I’ve been coming to this little place for years and it has never disappointed. The service is friendly, just like the warm, bottle-lined interior; and if you can get one of the few outside tables – especially the one wedged between the crooked little bridge and the canal– you will enjoy one of the best-value al fresco meals to be had in Venice. This is also a good refuelling stop if you’re all seafooded-out: the menu at the "Pumpkin" is almost equally divided between vegetarian dishes such as pasta with radicchio and aubergine, and meaty options such as ginger-baked pork with pilau rice.
Price: for €35 a head, you will eat – and drink – very, very well.
San Marco 5482, Calle della Bissa (+39 041 520 9775). Closed Sunday evening and all day Thursday.
Finding this ultra-rustic wine bar and trattoria is the real challenge. Here’s how it works: standing in Campo San Bartolomeo, with your back to the Rialto bridge, take the lane that leaves the square at 10 o’clock, then turn right. Chances are it will be you and the locals – join them at the bar for a glass of soave or cabernet franc and a nibble of the bar snacks (cicheti) on display: Venetian classics such as polpette (meatballs), folpeti (baby octopus), sarde in saor (sweet and sour sardines). Just grab a plate and keep tabs on what you consume. If you want to eat in more comfort, head for a table and order a plate of tagliatelle with scallops or Venetian-style liver, for example.
Price: a stand-up, grazing lunch should come to €12 a head with a glass of wine; a full sit-down meal might set you back €25 for two courses and a carafe of house wine – great value.
Sant’Elena 25, Calle Cengio (+39 041 528 5978). Closed Monday.

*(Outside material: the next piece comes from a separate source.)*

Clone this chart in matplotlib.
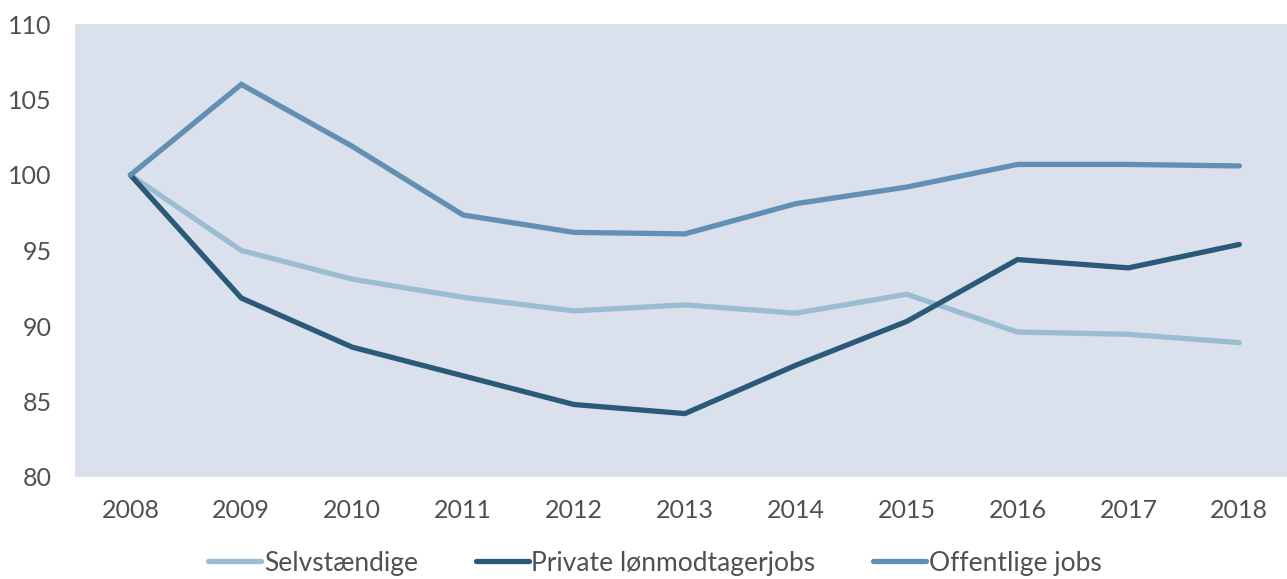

If you really want to get off the beaten track and see where Venetian families eat, take a waterbus down to Sant’Elena – the last stop before the Lido – and ask for directions to this family-run backstreet trattoria. The ambience is very laid-back and local: washing is strung overhead and kids play tag around the outside tables. The food is filling, tasty Venetian fare just like mamma makes – because it’s mamma who is making it. After a starter of schie (grey shrimps) with polenta, primi might include spaghetti alla busara (in anchovy sauce) while secondi are dominated by Al Diporto's pièce de résistance: a knock-out fritto misto, or mixed seafood fry-up.
Price: €30 a head should be enough to take care of business.